**** DATASET EXCERPTS
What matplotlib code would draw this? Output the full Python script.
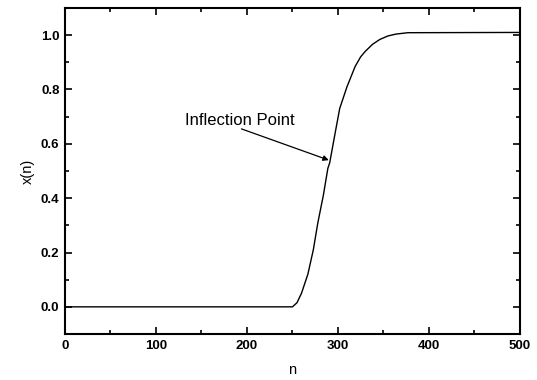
import matplotlib
matplotlib.use("Agg")
import matplotlib.pyplot as plt
from matplotlib.ticker import MultipleLocator

plt.rcParams["font.family"] = ["Liberation Sans", "DejaVu Sans"]

# curve
n_vals = [0, 250, 255, 260, 267, 273, 278, 284, 289, 291, 297, 302, 310, 319, 325,
          330, 338, 346, 355, 364, 377, 500]
x_vals = [0.0, 0.0, 0.015, 0.05, 0.12, 0.21, 0.31, 0.41, 0.51, 0.53, 0.64, 0.73, 0.81,
          0.885, 0.92, 0.94, 0.966, 0.984, 0.997, 1.004, 1.009, 1.01]

x_ticks = [0, 100, 200, 300, 400, 500]
y_ticks = [0.0, 0.2, 0.4, 0.6, 0.8, 1.0]

fig = plt.figure(figsize=(5.37, 3.80), dpi=100)
ax = fig.add_axes([0.121, 0.121, 0.847, 0.858])

ax.plot(n_vals, x_vals, color="black", linewidth=1.0)

ax.annotate(
    "",
    xy=(290, 0.54),
    xytext=(194, 0.655),
    arrowprops=dict(arrowstyle="-|>", color="black", lw=0.9, mutation_scale=8, shrinkA=0, shrinkB=0),
)
ax.text(132, 0.668, "Inflection Point", fontsize=12, ha="left", va="baseline")

ax.set_xlim(0, 500)
ax.set_ylim(-0.1, 1.1)
ax.set_xticks(x_ticks)
ax.set_yticks(y_ticks)
ax.set_yticklabels([f"{v:.1f}" for v in y_ticks])
ax.xaxis.set_minor_locator(MultipleLocator(50))
ax.yaxis.set_minor_locator(MultipleLocator(0.1))
ax.tick_params(which="both", direction="in", top=True, right=True, width=1.2)
ax.tick_params(which="major", length=5, labelsize=9.5, pad=4)
ax.tick_params(which="minor", length=3)
for lab in ax.get_xticklabels() + ax.get_yticklabels():
    lab.set_fontweight("bold")
for sp in ax.spines.values():
    sp.set_linewidth(1.5)

ax.set_xlabel("n", fontsize=10.5, labelpad=8)
ax.set_ylabel("x(n)", fontsize=10.5, labelpad=4)

fig.savefig("out.png", dpi=100)
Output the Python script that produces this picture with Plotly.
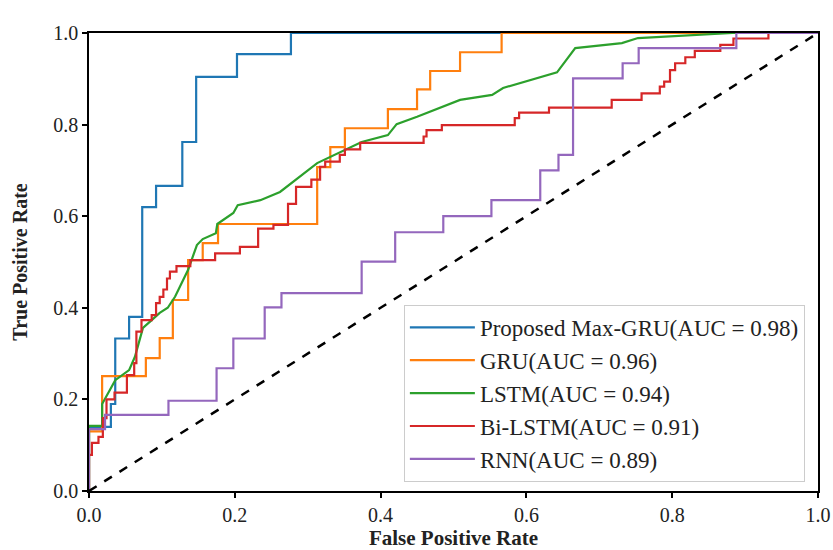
********
WHAT THIS TASK INVOLVES: Copy out each line of the data where the string "Output" appears.

FULL RESPONSE:
What matplotlib code would draw this? Output the full Python script.
Output the Python script that produces this picture with Plotly.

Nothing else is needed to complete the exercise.